HM: A much better understanding than we have. That’s very general, but I’d leave it at that. The ancients are wiser than the moderns. The only question is their relevance. What Plato and Aristotle said about democracy isn’t as relevant to us because we have these huge states with representative governments, which they didn’t see. Our democracies are the size of their empires, so they would have been surprised that democracy could be as large as ours. But still, the analysis and understanding of politics is far superior. Moderns have an agenda. By moderns I mean the modern philosophers and political scientists. They want to make the world better. This hurt them in trying to understand the world. In order to make it better, they had to simplify. And when they simplified, they exaggerated and buried doubts or questions that people might have raised about their projects for bettering the world.
CM: You’ve done a lot of work on Edmund Burke, the writer who’s still considered a prominent voice on conservative politics. What kind of influence does a writer like Burke have on a common understanding of the different types of political institutions today?
HM: It tells you something about the character of our politics today. It tells you that it was made at the time of democratic revolutions, and it still carries the qualities that one can see Burke discuss. He says that it [the French Revolution] was a revolution such as had never been seen before, a revolution in the mind of people, not just in their politics or even in their way of life. It was a revolution which attempted to make a new kind of man, and to apply science to this project. Burke says at one point, “We’re at war with an armed doctrine.” The importance of ideology in politics—that’s something you’d learn from Burke. He’s the first one who saw it and understood it and analyzed it.

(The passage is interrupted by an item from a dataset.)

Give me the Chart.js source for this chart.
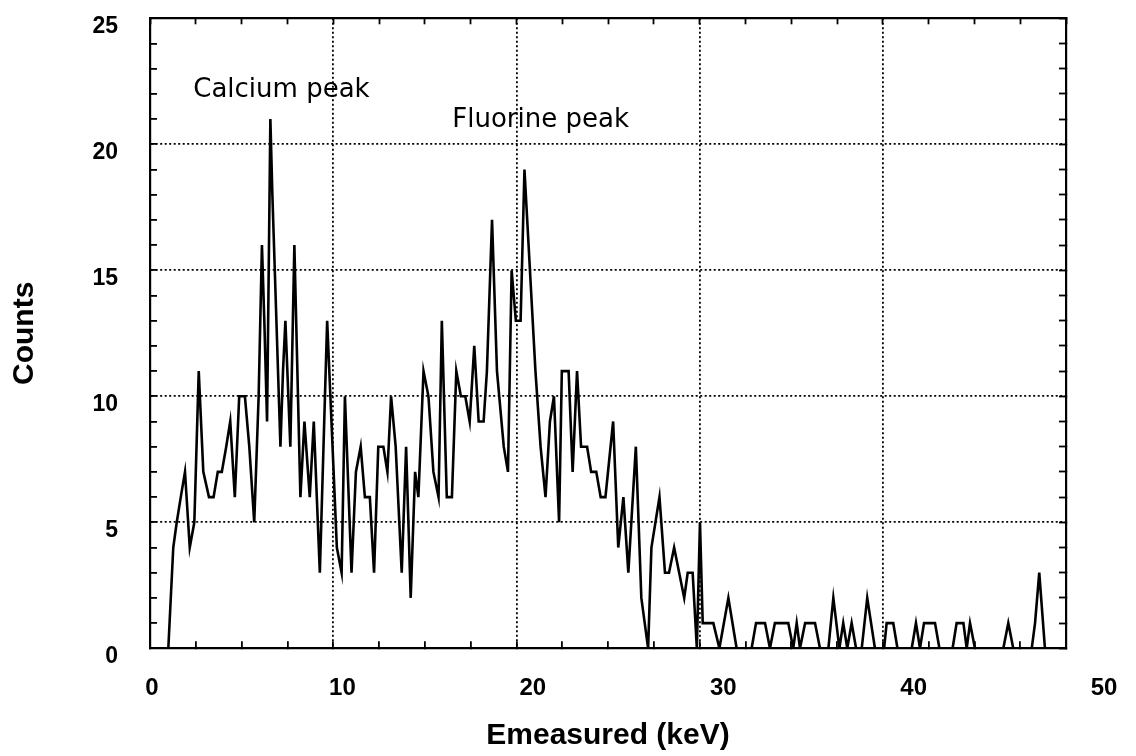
<!DOCTYPE html>
<html>
<head>
<meta charset="utf-8">
<script src="https://cdn.jsdelivr.net/npm/chart.js@4/dist/chart.umd.min.js"></script>
<style>
  html, body { margin: 0; padding: 0; background: #fff; }
  #wrap { width: 1136px; height: 756px; }
</style>
</head>
<body>
<div id="wrap"><canvas id="c" width="1136" height="756"></canvas></div>
<script>
// ---- data ----
const energies = [
  1.0, 1.27, 1.46, 1.68, 1.91, 2.17, 2.42, 2.66, 2.91, 3.22, 3.47, 3.7, 3.92, 4.16, 4.38, 4.63, 4.87, 5.18, 5.42, 5.69,
  5.93, 6.11, 6.24, 6.39, 6.57, 6.68, 7.12, 7.26, 7.39, 7.66, 7.88, 8.21, 8.43, 8.72, 8.94, 9.27, 9.67, 10.2, 10.46, 10.64,
  11.0, 11.24, 11.5, 11.73, 12.0, 12.23, 12.46, 12.74, 12.96, 13.16, 13.41, 13.74, 13.98, 14.23, 14.47, 14.65, 14.93, 15.2, 15.47, 15.75,
  15.93, 16.2, 16.48, 16.72, 16.97, 17.21, 17.45, 17.7, 17.94, 18.21, 18.39, 18.67, 18.94, 19.31, 19.54, 19.74, 19.97, 20.23, 20.44, 21.04,
  21.32, 21.59, 21.83, 22.05, 22.33, 22.48, 22.85, 23.07, 23.31, 23.53, 23.86, 24.08, 24.36, 24.6, 24.86, 25.28, 25.56, 25.84, 26.11, 26.52,
  26.82, 27.19, 27.37, 27.81, 28.11, 28.33, 28.61, 29.16, 29.35, 29.62, 29.85, 30.02, 30.17, 30.75, 31.08, 31.57, 32.02, 32.84, 33.08, 33.57,
  33.84, 34.11, 34.84, 35.11, 35.3, 35.48, 35.76, 36.3, 36.57, 37.03, 37.3, 37.63, 37.84, 38.06, 38.3, 38.54, 38.85, 39.15, 39.57, 40.07,
  40.21, 40.57, 40.8, 41.58, 41.81, 42.03, 42.25, 42.85, 43.09, 43.81, 44.03, 44.4, 44.58, 44.76, 45.03, 46.58, 46.85, 47.12, 48.13, 48.31,
  48.54, 48.85, 49.5
];
const counts = [
  0, 4, 5, 6, 7, 4, 5, 11, 7, 6, 6, 7, 7, 8, 9, 6, 10, 10, 8, 5,
  10, 16, 13, 9, 21, 18, 8, 11, 13, 8, 16, 6, 9, 6, 9, 3, 13, 4, 3, 10,
  3, 7, 8, 6, 6, 3, 8, 8, 7, 10, 8, 3, 8, 2, 7, 6, 11, 10, 7, 6,
  13, 6, 6, 11, 10, 10, 9, 12, 9, 9, 11, 17, 11, 8, 7, 15, 13, 13, 19, 11,
  8, 6, 9, 10, 5, 11, 11, 7, 11, 8, 8, 7, 7, 6, 6, 9, 4, 6, 3, 8,
  2, 0, 4, 6, 3, 3, 4, 2, 3, 3, 0, 5, 1, 1, 0, 2, 0, 0, 1, 1,
  0, 1, 1, 0, 1, 0, 1, 1, 0, 0, 2, 0, 1, 0, 1, 0, 0, 2, 0, 0,
  1, 1, 0, 0, 1, 0, 1, 1, 0, 0, 1, 1, 0, 1, 0, 0, 1, 0, 0, 1,
  3, 0, 0
];
const xTickLabels = [0, 10, 20, 30, 40, 50];
const yMajorStep = 5;
const xMajorStep = 10;
const annotations = [
  { text: 'Calcium peak', x: 2.36, y: 21.89 },
  { text: 'Fluorine peak', x: 16.5, y: 20.7 }
];

// ---- chart ----
const DOT = [2, 2.5];
const annotationPlugin = {
  id: 'peakLabels',
  afterDatasetsDraw(chart) {
    const { ctx, scales } = chart;
    ctx.save();
    ctx.font = '26px "DejaVu Sans"';
    ctx.fillStyle = '#000';
    ctx.textBaseline = 'alphabetic';
    ctx.textAlign = 'left';
    annotations.forEach(a => {
      ctx.fillText(a.text, scales.x.getPixelForValue(a.x), scales.y.getPixelForValue(a.y));
    });
    ctx.restore();
  }
};

new Chart(document.getElementById('c'), {
  type: 'line',
  data: {
    datasets: [{
      label: 'Counts',
      data: energies.map((e, i) => ({ x: e, y: counts[i] })),
      borderColor: '#000',
      borderWidth: 2.6,
      pointRadius: 0,
      tension: 0,
      fill: false
    }]
  },
  options: {
    responsive: false,
    animation: false,
    devicePixelRatio: 1,
    layout: { padding: { left: 0, top: 18.3, right: 70, bottom: 0 } },
    plugins: { legend: { display: false }, tooltip: { enabled: false } },
    scales: {
      x: {
        type: 'linear', position: 'bottom', min: 0, max: 50, weight: 0,
        ticks: { display: false, stepSize: 2.5 },
        grid: {
          color: c => (c.tick && c.tick.value % xMajorStep === 0) ? '#000' : 'rgba(0,0,0,0)',
          lineWidth: 1.8, tickLength: -7, tickColor: '#000', tickWidth: 1.8
        },
        border: { display: true, color: '#000', width: 2.2, dash: DOT },
        afterFit: s => { s.height = 0; s.paddingLeft = 0; s.paddingRight = 0; }
      },
      x2: {
        type: 'linear', position: 'bottom', min: -0.105, max: 48.0, weight: 1,
        grid: { display: false, drawTicks: false },
        border: { display: false },
        afterBuildTicks: s => { s.ticks = xTickLabels.map(v => ({ value: v })); },
        ticks: {
          autoSkip: false, maxRotation: 0, padding: 25.3, color: '#000',
          font: { family: '"Liberation Sans", Arial, sans-serif', size: 24, weight: 'bold' }
        },
        title: {
          display: true, text: 'Emeasured (keV)', color: '#000',
          font: { family: '"Liberation Sans", Arial, sans-serif', size: 30, weight: 'bold' },
          padding: { top: 0, bottom: 2 }
        },
        afterFit: s => { s.height = 107.7; s.paddingLeft = 0; s.paddingRight = 0; }
      },
      xTop: {
        type: 'linear', position: 'top', min: 0, max: 50,
        ticks: { display: false, stepSize: 2.5 },
        grid: { drawOnChartArea: false, tickLength: -6, tickColor: '#000', tickWidth: 1.8 },
        border: { display: true, color: '#000', width: 2.2 },
        afterFit: s => { s.height = 0; s.paddingLeft = 0; s.paddingRight = 0; }
      },
      y: {
        type: 'linear', position: 'left', min: 0, max: 25,
        ticks: {
          stepSize: 1, autoSkip: false, padding: 39, labelOffset: 8.5, color: '#000',
          font: { family: '"Liberation Sans", Arial, sans-serif', size: 23, weight: 'bold' },
          callback: v => (v % yMajorStep === 0 ? String(v) : '')
        },
        grid: {
          color: c => (c.tick && c.tick.value % yMajorStep === 0) ? '#000' : 'rgba(0,0,0,0)',
          lineWidth: 1.8, tickLength: -7, tickColor: '#000', tickWidth: 1.8
        },
        border: { display: true, color: '#000', width: 2.2, dash: DOT },
        title: {
          display: true, text: 'Counts', color: '#000',
          font: { family: '"Liberation Sans", Arial, sans-serif', size: 30, weight: 'bold' },
          padding: { top: 7, bottom: 0 }
        },
        afterFit: s => { s.width = 150; s.paddingTop = 0; s.paddingBottom = 0; }
      },
      yRight: {
        type: 'linear', position: 'right', min: 0, max: 25,
        ticks: { display: false, stepSize: 1 },
        grid: { drawOnChartArea: false, tickLength: -7, tickColor: '#000', tickWidth: 1.8 },
        border: { display: true, color: '#000', width: 2.2 },
        afterFit: s => { s.width = 0; s.paddingTop = 0; s.paddingBottom = 0; }
      }
    }
  },
  plugins: [annotationPlugin]
});
</script>
</body>
</html>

CM: Are Burke’s themes still universal?
HM: Burke wrote about America. He wrote a couple of famous speeches about it which used to be studied in American high schools in the good old days. A speech on conciliation with America—a very interesting analysis of the American spirit which still pertains today, about how Americans are different from Englishmen—the same background but a greater passion for liberty. So you can learn about America from Burke in that way. But yes, I do think you would learn from his reflections on the French Revolution something of the difference…. He made a contrast between the French Revolution and the English. For some reason he didn’t want to talk about the American. If only the Europeans in the 19th century had paid more attention to the American Revolution, they’d use that as their model and their example. But no, they had to spend their time looking at France. Hegel, Marx…they all make references to the French Revolution. They knew all the events of it. Marx writes a pamphlet in 1851 called The Eighteenth Brumaire of Louis Bonaparte. If they’d looked at the differences between the Americans and the French, and the great superiority of the Americans in regards to politics, free politics, which is really the theme of The Federalist and Tocqueville.
CM: Are people now just not as interested anymore in the kind of learning that can come from reading the Great Books?
HM: Well sure. Great states can decline. They can decline because they think that they’re exempt from things that trouble others, troubled the Roman Republic. This gets into my conservatism. I’ve seen analogies made between America today and the late Roman Republic, the way in which people are dependent for their living on foreign booty, or government programs, government handouts. These were individual handouts from people like Julius Caesar and Pompey. They began to work less and to argue more.